**WHAT IS EXPECTED**.
Give the listing again in full, exactly as written.

Source code of charts:
-- start --
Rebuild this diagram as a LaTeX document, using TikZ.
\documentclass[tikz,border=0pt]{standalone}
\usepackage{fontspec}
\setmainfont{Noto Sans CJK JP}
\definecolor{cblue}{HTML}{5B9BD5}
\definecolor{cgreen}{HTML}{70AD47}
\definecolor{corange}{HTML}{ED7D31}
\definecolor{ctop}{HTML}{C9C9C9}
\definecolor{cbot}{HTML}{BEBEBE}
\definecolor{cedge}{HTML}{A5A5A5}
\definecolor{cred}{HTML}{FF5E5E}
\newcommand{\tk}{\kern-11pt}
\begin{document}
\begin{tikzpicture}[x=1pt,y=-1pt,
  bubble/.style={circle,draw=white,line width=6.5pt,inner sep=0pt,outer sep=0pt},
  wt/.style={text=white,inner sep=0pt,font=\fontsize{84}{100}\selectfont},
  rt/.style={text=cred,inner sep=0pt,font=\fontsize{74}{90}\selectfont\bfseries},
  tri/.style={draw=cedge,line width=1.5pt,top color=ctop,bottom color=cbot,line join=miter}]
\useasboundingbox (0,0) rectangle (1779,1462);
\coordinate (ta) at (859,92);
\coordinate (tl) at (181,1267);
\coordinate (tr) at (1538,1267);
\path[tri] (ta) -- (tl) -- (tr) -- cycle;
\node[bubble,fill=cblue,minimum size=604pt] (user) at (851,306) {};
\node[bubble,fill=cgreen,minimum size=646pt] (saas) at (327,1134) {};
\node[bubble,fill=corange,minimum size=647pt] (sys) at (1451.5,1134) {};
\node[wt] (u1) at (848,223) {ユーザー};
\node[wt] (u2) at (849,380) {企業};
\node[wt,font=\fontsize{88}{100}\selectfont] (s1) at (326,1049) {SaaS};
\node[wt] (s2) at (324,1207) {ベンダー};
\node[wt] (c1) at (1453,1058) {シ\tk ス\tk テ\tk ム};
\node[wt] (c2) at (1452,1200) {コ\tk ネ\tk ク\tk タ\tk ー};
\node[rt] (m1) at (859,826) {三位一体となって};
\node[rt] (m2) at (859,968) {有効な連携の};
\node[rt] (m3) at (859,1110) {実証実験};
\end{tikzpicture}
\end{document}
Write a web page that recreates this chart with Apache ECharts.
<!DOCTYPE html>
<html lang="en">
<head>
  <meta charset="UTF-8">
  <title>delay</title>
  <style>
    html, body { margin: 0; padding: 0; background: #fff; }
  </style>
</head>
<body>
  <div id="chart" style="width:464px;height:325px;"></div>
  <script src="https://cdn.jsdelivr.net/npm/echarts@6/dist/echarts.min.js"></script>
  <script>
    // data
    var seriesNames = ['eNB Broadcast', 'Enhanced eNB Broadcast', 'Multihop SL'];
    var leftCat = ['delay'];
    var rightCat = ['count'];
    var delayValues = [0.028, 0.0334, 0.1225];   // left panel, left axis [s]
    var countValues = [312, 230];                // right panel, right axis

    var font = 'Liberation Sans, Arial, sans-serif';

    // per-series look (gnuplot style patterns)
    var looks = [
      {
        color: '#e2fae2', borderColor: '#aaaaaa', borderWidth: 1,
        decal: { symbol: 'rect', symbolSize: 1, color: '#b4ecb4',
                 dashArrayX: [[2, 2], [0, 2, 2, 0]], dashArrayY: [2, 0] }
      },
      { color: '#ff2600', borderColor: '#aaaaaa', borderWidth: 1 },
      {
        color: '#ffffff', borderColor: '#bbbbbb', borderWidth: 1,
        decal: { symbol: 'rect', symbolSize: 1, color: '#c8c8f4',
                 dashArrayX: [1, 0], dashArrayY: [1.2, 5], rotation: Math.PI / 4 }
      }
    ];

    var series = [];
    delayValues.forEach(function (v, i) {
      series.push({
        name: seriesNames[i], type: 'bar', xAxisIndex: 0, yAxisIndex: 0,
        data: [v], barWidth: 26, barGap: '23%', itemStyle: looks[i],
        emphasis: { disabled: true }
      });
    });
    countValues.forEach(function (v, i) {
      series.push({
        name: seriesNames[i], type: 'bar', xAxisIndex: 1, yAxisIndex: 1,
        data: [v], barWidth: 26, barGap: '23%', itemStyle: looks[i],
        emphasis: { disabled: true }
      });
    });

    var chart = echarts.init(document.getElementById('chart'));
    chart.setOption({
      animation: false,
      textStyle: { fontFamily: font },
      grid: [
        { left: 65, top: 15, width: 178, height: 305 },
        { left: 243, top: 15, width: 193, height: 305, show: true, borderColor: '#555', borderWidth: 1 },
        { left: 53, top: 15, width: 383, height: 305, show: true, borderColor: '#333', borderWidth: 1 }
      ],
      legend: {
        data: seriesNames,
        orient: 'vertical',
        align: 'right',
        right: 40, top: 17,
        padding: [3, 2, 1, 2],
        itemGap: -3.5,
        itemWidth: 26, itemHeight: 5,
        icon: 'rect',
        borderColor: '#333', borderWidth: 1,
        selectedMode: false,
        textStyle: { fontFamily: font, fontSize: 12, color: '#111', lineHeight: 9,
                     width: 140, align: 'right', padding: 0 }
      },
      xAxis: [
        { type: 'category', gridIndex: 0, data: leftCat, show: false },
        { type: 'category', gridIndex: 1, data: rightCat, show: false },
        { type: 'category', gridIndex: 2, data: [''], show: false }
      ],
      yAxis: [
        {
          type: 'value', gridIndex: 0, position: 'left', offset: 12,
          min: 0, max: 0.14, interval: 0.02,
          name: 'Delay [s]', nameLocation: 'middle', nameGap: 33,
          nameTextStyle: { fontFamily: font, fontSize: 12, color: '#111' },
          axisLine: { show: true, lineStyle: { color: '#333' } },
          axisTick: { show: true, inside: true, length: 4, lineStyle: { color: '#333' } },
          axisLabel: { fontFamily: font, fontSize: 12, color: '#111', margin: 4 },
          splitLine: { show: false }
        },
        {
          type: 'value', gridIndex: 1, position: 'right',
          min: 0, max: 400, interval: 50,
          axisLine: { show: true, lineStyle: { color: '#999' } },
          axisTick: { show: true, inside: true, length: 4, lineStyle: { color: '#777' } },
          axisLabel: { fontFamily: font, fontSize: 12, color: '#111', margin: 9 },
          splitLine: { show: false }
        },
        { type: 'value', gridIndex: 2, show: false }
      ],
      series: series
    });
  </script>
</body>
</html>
-- end --
**ANSWER TO THE PROBLEM**.
Rebuild this diagram as a LaTeX document, using TikZ.
\documentclass[tikz,border=0pt]{standalone}
\usepackage{fontspec}
\setmainfont{Noto Sans CJK JP}
\definecolor{cblue}{HTML}{5B9BD5}
\definecolor{cgreen}{HTML}{70AD47}
\definecolor{corange}{HTML}{ED7D31}
\definecolor{ctop}{HTML}{C9C9C9}
\definecolor{cbot}{HTML}{BEBEBE}
\definecolor{cedge}{HTML}{A5A5A5}
\definecolor{cred}{HTML}{FF5E5E}
\newcommand{\tk}{\kern-11pt}
\begin{document}
\begin{tikzpicture}[x=1pt,y=-1pt,
  bubble/.style={circle,draw=white,line width=6.5pt,inner sep=0pt,outer sep=0pt},
  wt/.style={text=white,inner sep=0pt,font=\fontsize{84}{100}\selectfont},
  rt/.style={text=cred,inner sep=0pt,font=\fontsize{74}{90}\selectfont\bfseries},
  tri/.style={draw=cedge,line width=1.5pt,top color=ctop,bottom color=cbot,line join=miter}]
\useasboundingbox (0,0) rectangle (1779,1462);
\coordinate (ta) at (859,92);
\coordinate (tl) at (181,1267);
\coordinate (tr) at (1538,1267);
\path[tri] (ta) -- (tl) -- (tr) -- cycle;
\node[bubble,fill=cblue,minimum size=604pt] (user) at (851,306) {};
\node[bubble,fill=cgreen,minimum size=646pt] (saas) at (327,1134) {};
\node[bubble,fill=corange,minimum size=647pt] (sys) at (1451.5,1134) {};
\node[wt] (u1) at (848,223) {ユーザー};
\node[wt] (u2) at (849,380) {企業};
\node[wt,font=\fontsize{88}{100}\selectfont] (s1) at (326,1049) {SaaS};
\node[wt] (s2) at (324,1207) {ベンダー};
\node[wt] (c1) at (1453,1058) {シ\tk ス\tk テ\tk ム};
\node[wt] (c2) at (1452,1200) {コ\tk ネ\tk ク\tk タ\tk ー};
\node[rt] (m1) at (859,826) {三位一体となって};
\node[rt] (m2) at (859,968) {有効な連携の};
\node[rt] (m3) at (859,1110) {実証実験};
\end{tikzpicture}
\end{document}
Write a web page that recreates this chart with Apache ECharts.
<!DOCTYPE html>
<html lang="en">
<head>
  <meta charset="UTF-8">
  <title>delay</title>
  <style>
    html, body { margin: 0; padding: 0; background: #fff; }
  </style>
</head>
<body>
  <div id="chart" style="width:464px;height:325px;"></div>
  <script src="https://cdn.jsdelivr.net/npm/echarts@6/dist/echarts.min.js"></script>
  <script>
    // data
    var seriesNames = ['eNB Broadcast', 'Enhanced eNB Broadcast', 'Multihop SL'];
    var leftCat = ['delay'];
    var rightCat = ['count'];
    var delayValues = [0.028, 0.0334, 0.1225];   // left panel, left axis [s]
    var countValues = [312, 230];                // right panel, right axis

    var font = 'Liberation Sans, Arial, sans-serif';

    // per-series look (gnuplot style patterns)
    var looks = [
      {
        color: '#e2fae2', borderColor: '#aaaaaa', borderWidth: 1,
        decal: { symbol: 'rect', symbolSize: 1, color: '#b4ecb4',
                 dashArrayX: [[2, 2], [0, 2, 2, 0]], dashArrayY: [2, 0] }
      },
      { color: '#ff2600', borderColor: '#aaaaaa', borderWidth: 1 },
      {
        color: '#ffffff', borderColor: '#bbbbbb', borderWidth: 1,
        decal: { symbol: 'rect', symbolSize: 1, color: '#c8c8f4',
                 dashArrayX: [1, 0], dashArrayY: [1.2, 5], rotation: Math.PI / 4 }
      }
    ];

    var series = [];
    delayValues.forEach(function (v, i) {
      series.push({
        name: seriesNames[i], type: 'bar', xAxisIndex: 0, yAxisIndex: 0,
        data: [v], barWidth: 26, barGap: '23%', itemStyle: looks[i],
        emphasis: { disabled: true }
      });
    });
    countValues.forEach(function (v, i) {
      series.push({
        name: seriesNames[i], type: 'bar', xAxisIndex: 1, yAxisIndex: 1,
        data: [v], barWidth: 26, barGap: '23%', itemStyle: looks[i],
        emphasis: { disabled: true }
      });
    });

    var chart = echarts.init(document.getElementById('chart'));
    chart.setOption({
      animation: false,
      textStyle: { fontFamily: font },
      grid: [
        { left: 65, top: 15, width: 178, height: 305 },
        { left: 243, top: 15, width: 193, height: 305, show: true, borderColor: '#555', borderWidth: 1 },
        { left: 53, top: 15, width: 383, height: 305, show: true, borderColor: '#333', borderWidth: 1 }
      ],
      legend: {
        data: seriesNames,
        orient: 'vertical',
        align: 'right',
        right: 40, top: 17,
        padding: [3, 2, 1, 2],
        itemGap: -3.5,
        itemWidth: 26, itemHeight: 5,
        icon: 'rect',
        borderColor: '#333', borderWidth: 1,
        selectedMode: false,
        textStyle: { fontFamily: font, fontSize: 12, color: '#111', lineHeight: 9,
                     width: 140, align: 'right', padding: 0 }
      },
      xAxis: [
        { type: 'category', gridIndex: 0, data: leftCat, show: false },
        { type: 'category', gridIndex: 1, data: rightCat, show: false },
        { type: 'category', gridIndex: 2, data: [''], show: false }
      ],
      yAxis: [
        {
          type: 'value', gridIndex: 0, position: 'left', offset: 12,
          min: 0, max: 0.14, interval: 0.02,
          name: 'Delay [s]', nameLocation: 'middle', nameGap: 33,
          nameTextStyle: { fontFamily: font, fontSize: 12, color: '#111' },
          axisLine: { show: true, lineStyle: { color: '#333' } },
          axisTick: { show: true, inside: true, length: 4, lineStyle: { color: '#333' } },
          axisLabel: { fontFamily: font, fontSize: 12, color: '#111', margin: 4 },
          splitLine: { show: false }
        },
        {
          type: 'value', gridIndex: 1, position: 'right',
          min: 0, max: 400, interval: 50,
          axisLine: { show: true, lineStyle: { color: '#999' } },
          axisTick: { show: true, inside: true, length: 4, lineStyle: { color: '#777' } },
          axisLabel: { fontFamily: font, fontSize: 12, color: '#111', margin: 9 },
          splitLine: { show: false }
        },
        { type: 'value', gridIndex: 2, show: false }
      ],
      series: series
    });
  </script>
</body>
</html>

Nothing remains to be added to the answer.